Bradley recorded the songs on Black Velvet over the course of this past decade, during the sessions for his three studio albums (2011’s No Time for Dreaming, 2013’s Victim of Love, and 2016’s Changes); it’s a testament to both his his impassioned vocals and the skill of his deft backing band—the Menahan Street Band—that the tracks retain the feel of a cohesive album. While the riveting “I Feel a Change,” “Can’t Fight the Feeling,” and the slow-burning “Luv Jones” dish up quintessential blasts of Bradley soul, his covers provide proof of his willingness to embrace atypical styles ranging from Americana and grunge to metal and hard rock. (In other words, his devastating take on Black Sabbath’s “Changes,” off Bradley’s 2016’s album of the same name, was no mere novelty.) Here, in Black Velvet, Bradley and his band reimagine Nirvana’s blistering ode to self-loathing “Stay Away” as a slice of slinky glam. Later, the group deliver a muscled and energetic take on Neil Young’s “Heart of Gold,” emphasizing its narrator’s lonesome yearning.
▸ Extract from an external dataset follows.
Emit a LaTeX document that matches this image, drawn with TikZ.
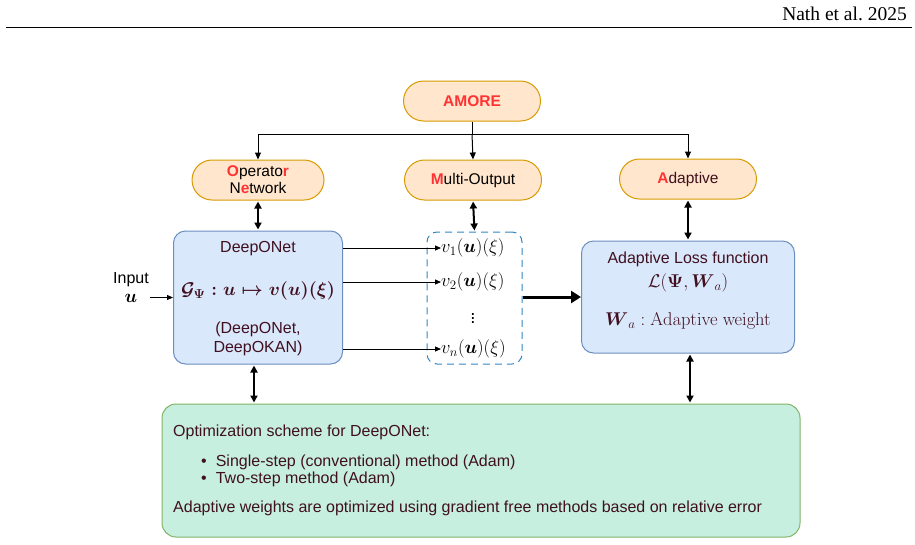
\documentclass[tikz,border=0pt]{standalone}
\usepackage{fix-cm}
\usepackage{amsmath}
\usepackage{amssymb}
\usepackage[no-math]{fontspec}
\setmainfont{Liberation Sans}
\newfontfamily\hdrfont{Liberation Serif}
\usetikzlibrary{arrows.meta}
\definecolor{pillfill}{HTML}{FFE6CC}
\definecolor{pilldraw}{HTML}{D79B00}
\definecolor{boxfill}{HTML}{DAE8FC}
\definecolor{boxdraw}{HTML}{6C8EBF}
\definecolor{optfill}{HTML}{C6EFE0}
\definecolor{optdraw}{HTML}{82B366}
\definecolor{dashblue}{HTML}{2F86C3}
\definecolor{hl}{HTML}{FF3333}
\definecolor{txt}{HTML}{40101F}

\begin{document}
\begin{tikzpicture}[x=1pt,y=-1pt,>={Triangle[length=7pt,width=6pt]},
    pill/.style={draw=pilldraw,fill=pillfill,rounded corners=20pt,minimum width=137pt,
        minimum height=40pt,line width=1pt,align=center,inner sep=0pt,
        font=\fontsize{15.5}{17}\selectfont},
    bluebox/.style={draw=boxdraw,fill=boxfill,rounded corners=12pt,line width=1pt},
    lbl/.style={text=txt,inner sep=0pt,font=\fontsize{16}{19}\selectfont},
    mth/.style={text=txt,inner sep=0pt,font=\fontsize{18.5}{21}\selectfont},
    dbl/.style={<->,line width=2pt,shorten <=1pt,shorten >=1pt,>={Triangle[length=7pt,width=7pt]}},
    feed/.style={->,line width=0.8pt,>={Triangle[length=6pt,width=5pt]}}]
\useasboundingbox (0,0) rectangle (915,544);
% header
\node[anchor=base east,inner sep=0pt,font=\hdrfont\fontsize{19.5}{22}\selectfont] (hdr) at (907,20) {Nath et al.~2025};
\draw[line width=1.3pt] (6,27.5) -- (912,27.5);
% top row
\node[pill] (amore) at (472,101) {\textcolor{hl}{\bfseries AMORE}};
\node[pill,minimum width=132pt] (opnet) at (258,180) {\textcolor{hl}{\bfseries O}perato\textcolor{hl}{\bfseries r}\\N\textcolor{hl}{\bfseries e}twork};
\node[pill] (multi) at (473,180) {\textcolor{hl}{\bfseries M}ulti-Output};
\node[pill,text=txt] (adapt) at (688,179) {\textcolor{hl}{\bfseries A}daptive};
\coordinate (split) at (472,134);
\draw[line width=1pt] (amore.south) -- (split);
\draw[->,line width=1pt] (split) -| (opnet.north);
\draw[->,line width=1pt] (split) -| (adapt.north);
\draw[->,line width=1pt] (split) -- (multi.north);
% DeepONet
\node[bluebox,minimum width=169pt,minimum height=133pt] (dnet) at (258,297.5) {};
\node[lbl] (dname) at (258,249) {DeepONet};
\node[mth] (dmap) at (258,291) {$\boldsymbol{\mathcal{G}_{\Psi} : u \mapsto v(u)(\xi)}$};
\node[lbl,align=center] (dkind) at (258,339) {(DeepONet,\\DeepOKAN)};
\node[lbl,text=black,align=center] (input) at (131,287) {Input\\\fontsize{18.5}{20}\selectfont$\boldsymbol{u}$};
\draw[feed] (input.east |- dnet.west) ++(1,0) -- (dnet.west);
% outputs
\node[draw=dashblue,dashed,dash pattern=on 7pt off 5pt,line width=1pt,rounded corners=10pt,
    minimum width=95pt,minimum height=132pt] (outs) at (474.5,298) {};
\node[mth,text=black,anchor=west] (v1) at (441,248) {$v_1(\boldsymbol{u})(\xi)$};
\node[mth,text=black,anchor=west] (v2) at (441,282) {$v_2(\boldsymbol{u})(\xi)$};
\node[mth,text=black] (vdots) at (473,316) {$\vdots$};
\node[mth,text=black,anchor=west] (vn) at (441,349) {$v_n(\boldsymbol{u})(\xi)$};
\draw[feed] (dnet.east |- v1.west) -- (v1.west);
\draw[feed] (dnet.east |- v2.west) -- (v2.west);
\draw[feed] (dnet.east |- vn.west) -- (vn.west);
\draw[dbl] (opnet.south) -- (dnet.north);
\draw[dbl] (multi.south) -- (outs.north);
% adaptive loss
\node[bluebox,minimum width=213pt,minimum height=112pt] (loss) at (688,297) {};
\node[lbl] (ltitle) at (688,259) {Adaptive Loss function};
\node[mth] (lfun) at (688,283) {$\mathcal{L}(\boldsymbol{\Psi},\boldsymbol{W}_a)$};
\node[mth] (lwt) at (688,321) {$\boldsymbol{W}_a : \mathrm{Adaptive\ weight}$};
\draw[->,line width=3pt,>={Triangle[length=10pt,width=12pt]}] (outs.east |- loss.west) -- (loss.west);
\draw[dbl] (adapt.south) -- (loss.north);
% optimization
\node[draw=optdraw,fill=optfill,rounded corners=14pt,line width=1pt,
    minimum width=638pt,minimum height=133pt] (opt) at (481,470.5) {};
\node[lbl,anchor=west] (otitle) at (173,432) {Optimization scheme for DeepONet:};
\node[lbl,anchor=west] (ob1) at (201,462) {\textbullet\hspace{9pt}Single-step (conventional) method (Adam)};
\node[lbl,anchor=west] (ob2) at (201,479) {\textbullet\hspace{9pt}Two-step method (Adam)};
\node[lbl,anchor=west] (onote) at (173,508) {Adaptive weights are optimized using gradient free methods based on relative error};
\draw[dbl] ([xshift=-4pt]dnet.south) -- ([xshift=-4pt]dnet.south |- opt.north);
\draw[dbl] ([xshift=2pt]loss.south) -- ([xshift=2pt]loss.south |- opt.north);
\end{tikzpicture}
\end{document}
The album’s biggest surprise is its title track, on which Bradley himself does not sing—yet his spirit can be clearly felt within the band’s rolling surges of horns and guitars, radiant and solemn in equal measure. It’s the same mixture of emotions that Bradley channeled masterfully throughout his career. It’s how we knew he heard us, and it’s why we saw ourselves reflected in his pain and his joy. In his absence, both in this song and in our lives, we hear him more than ever.